* start *
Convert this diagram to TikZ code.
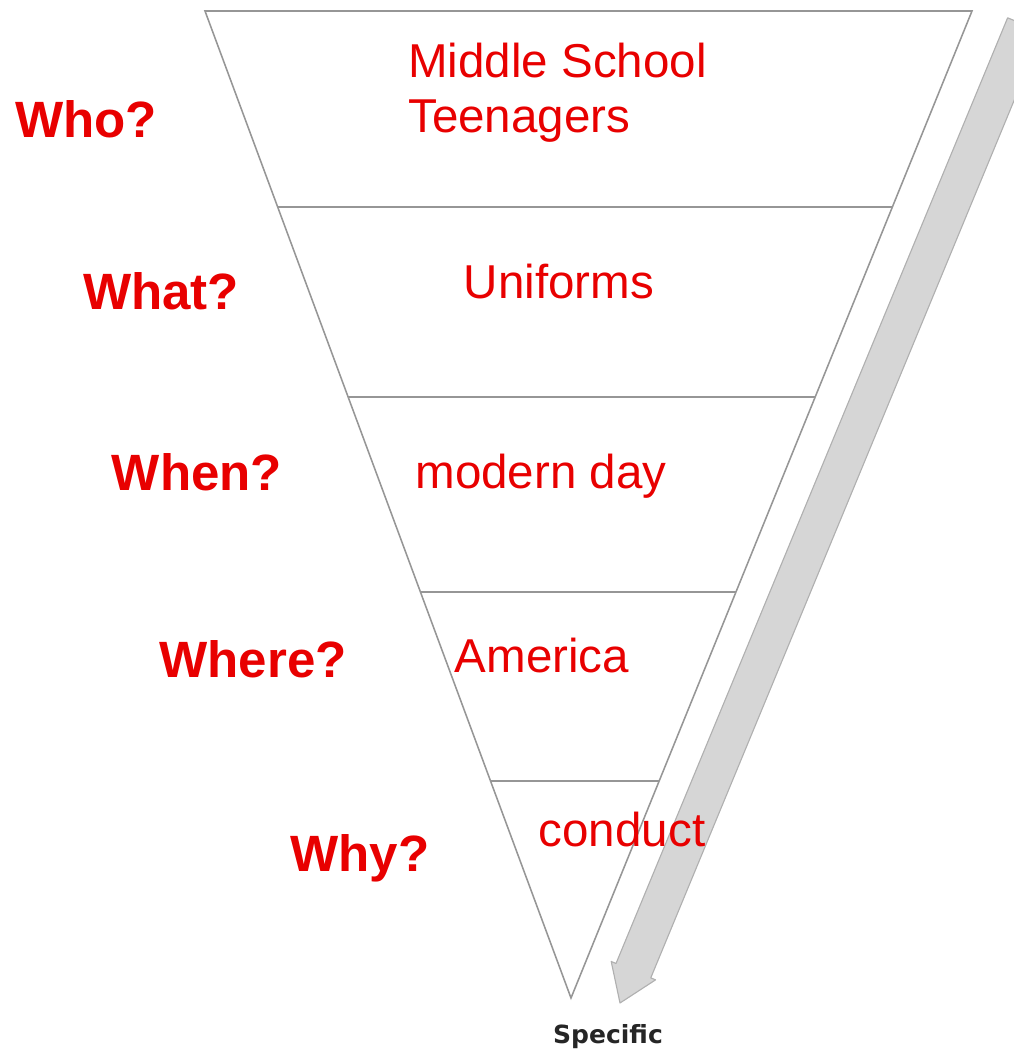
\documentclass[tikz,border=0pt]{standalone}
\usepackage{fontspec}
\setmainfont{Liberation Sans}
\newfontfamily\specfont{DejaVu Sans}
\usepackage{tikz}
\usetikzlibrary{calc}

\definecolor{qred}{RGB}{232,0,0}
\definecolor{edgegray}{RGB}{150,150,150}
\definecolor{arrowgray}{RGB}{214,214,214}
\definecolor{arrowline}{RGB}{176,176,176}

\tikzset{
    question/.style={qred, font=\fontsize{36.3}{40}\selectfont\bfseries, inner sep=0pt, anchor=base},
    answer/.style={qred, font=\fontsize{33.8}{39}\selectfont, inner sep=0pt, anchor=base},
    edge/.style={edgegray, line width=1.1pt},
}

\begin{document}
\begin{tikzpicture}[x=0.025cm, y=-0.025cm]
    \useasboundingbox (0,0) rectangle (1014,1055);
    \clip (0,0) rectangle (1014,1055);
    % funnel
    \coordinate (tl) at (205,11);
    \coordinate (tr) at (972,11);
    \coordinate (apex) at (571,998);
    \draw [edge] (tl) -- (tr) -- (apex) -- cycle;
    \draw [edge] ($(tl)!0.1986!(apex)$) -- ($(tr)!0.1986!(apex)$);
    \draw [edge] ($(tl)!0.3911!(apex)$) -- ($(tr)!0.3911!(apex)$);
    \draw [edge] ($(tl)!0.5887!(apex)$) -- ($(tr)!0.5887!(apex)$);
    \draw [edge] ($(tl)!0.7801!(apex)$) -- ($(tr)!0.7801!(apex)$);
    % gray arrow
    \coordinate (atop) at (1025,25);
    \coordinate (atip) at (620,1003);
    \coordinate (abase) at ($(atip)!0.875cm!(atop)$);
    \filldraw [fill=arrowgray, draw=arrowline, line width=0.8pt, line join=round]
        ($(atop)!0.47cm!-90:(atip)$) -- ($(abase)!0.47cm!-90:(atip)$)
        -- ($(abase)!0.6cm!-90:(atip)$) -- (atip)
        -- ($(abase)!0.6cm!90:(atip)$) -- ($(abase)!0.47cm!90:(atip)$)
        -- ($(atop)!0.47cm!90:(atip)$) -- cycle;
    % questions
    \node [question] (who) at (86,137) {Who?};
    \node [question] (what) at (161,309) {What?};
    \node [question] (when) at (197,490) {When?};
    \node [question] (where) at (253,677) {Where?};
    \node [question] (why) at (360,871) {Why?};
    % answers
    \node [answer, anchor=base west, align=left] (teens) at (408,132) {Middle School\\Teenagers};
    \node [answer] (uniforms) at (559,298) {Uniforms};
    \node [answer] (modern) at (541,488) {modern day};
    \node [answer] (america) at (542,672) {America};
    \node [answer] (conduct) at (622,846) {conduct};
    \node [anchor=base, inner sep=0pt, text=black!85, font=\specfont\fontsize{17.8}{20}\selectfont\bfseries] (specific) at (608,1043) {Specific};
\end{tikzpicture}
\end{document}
* end *
▶ **Instructions to follow**:
Repeat the full listing above exactly, with no pictures in the copy.

▶ **The response**:
Convert this diagram to TikZ code.
\documentclass[tikz,border=0pt]{standalone}
\usepackage{fontspec}
\setmainfont{Liberation Sans}
\newfontfamily\specfont{DejaVu Sans}
\usepackage{tikz}
\usetikzlibrary{calc}

\definecolor{qred}{RGB}{232,0,0}
\definecolor{edgegray}{RGB}{150,150,150}
\definecolor{arrowgray}{RGB}{214,214,214}
\definecolor{arrowline}{RGB}{176,176,176}

\tikzset{
    question/.style={qred, font=\fontsize{36.3}{40}\selectfont\bfseries, inner sep=0pt, anchor=base},
    answer/.style={qred, font=\fontsize{33.8}{39}\selectfont, inner sep=0pt, anchor=base},
    edge/.style={edgegray, line width=1.1pt},
}

\begin{document}
\begin{tikzpicture}[x=0.025cm, y=-0.025cm]
    \useasboundingbox (0,0) rectangle (1014,1055);
    \clip (0,0) rectangle (1014,1055);
    % funnel
    \coordinate (tl) at (205,11);
    \coordinate (tr) at (972,11);
    \coordinate (apex) at (571,998);
    \draw [edge] (tl) -- (tr) -- (apex) -- cycle;
    \draw [edge] ($(tl)!0.1986!(apex)$) -- ($(tr)!0.1986!(apex)$);
    \draw [edge] ($(tl)!0.3911!(apex)$) -- ($(tr)!0.3911!(apex)$);
    \draw [edge] ($(tl)!0.5887!(apex)$) -- ($(tr)!0.5887!(apex)$);
    \draw [edge] ($(tl)!0.7801!(apex)$) -- ($(tr)!0.7801!(apex)$);
    % gray arrow
    \coordinate (atop) at (1025,25);
    \coordinate (atip) at (620,1003);
    \coordinate (abase) at ($(atip)!0.875cm!(atop)$);
    \filldraw [fill=arrowgray, draw=arrowline, line width=0.8pt, line join=round]
        ($(atop)!0.47cm!-90:(atip)$) -- ($(abase)!0.47cm!-90:(atip)$)
        -- ($(abase)!0.6cm!-90:(atip)$) -- (atip)
        -- ($(abase)!0.6cm!90:(atip)$) -- ($(abase)!0.47cm!90:(atip)$)
        -- ($(atop)!0.47cm!90:(atip)$) -- cycle;
    % questions
    \node [question] (who) at (86,137) {Who?};
    \node [question] (what) at (161,309) {What?};
    \node [question] (when) at (197,490) {When?};
    \node [question] (where) at (253,677) {Where?};
    \node [question] (why) at (360,871) {Why?};
    % answers
    \node [answer, anchor=base west, align=left] (teens) at (408,132) {Middle School\\Teenagers};
    \node [answer] (uniforms) at (559,298) {Uniforms};
    \node [answer] (modern) at (541,488) {modern day};
    \node [answer] (america) at (542,672) {America};
    \node [answer] (conduct) at (622,846) {conduct};
    \node [anchor=base, inner sep=0pt, text=black!85, font=\specfont\fontsize{17.8}{20}\selectfont\bfseries] (specific) at (608,1043) {Specific};
\end{tikzpicture}
\end{document}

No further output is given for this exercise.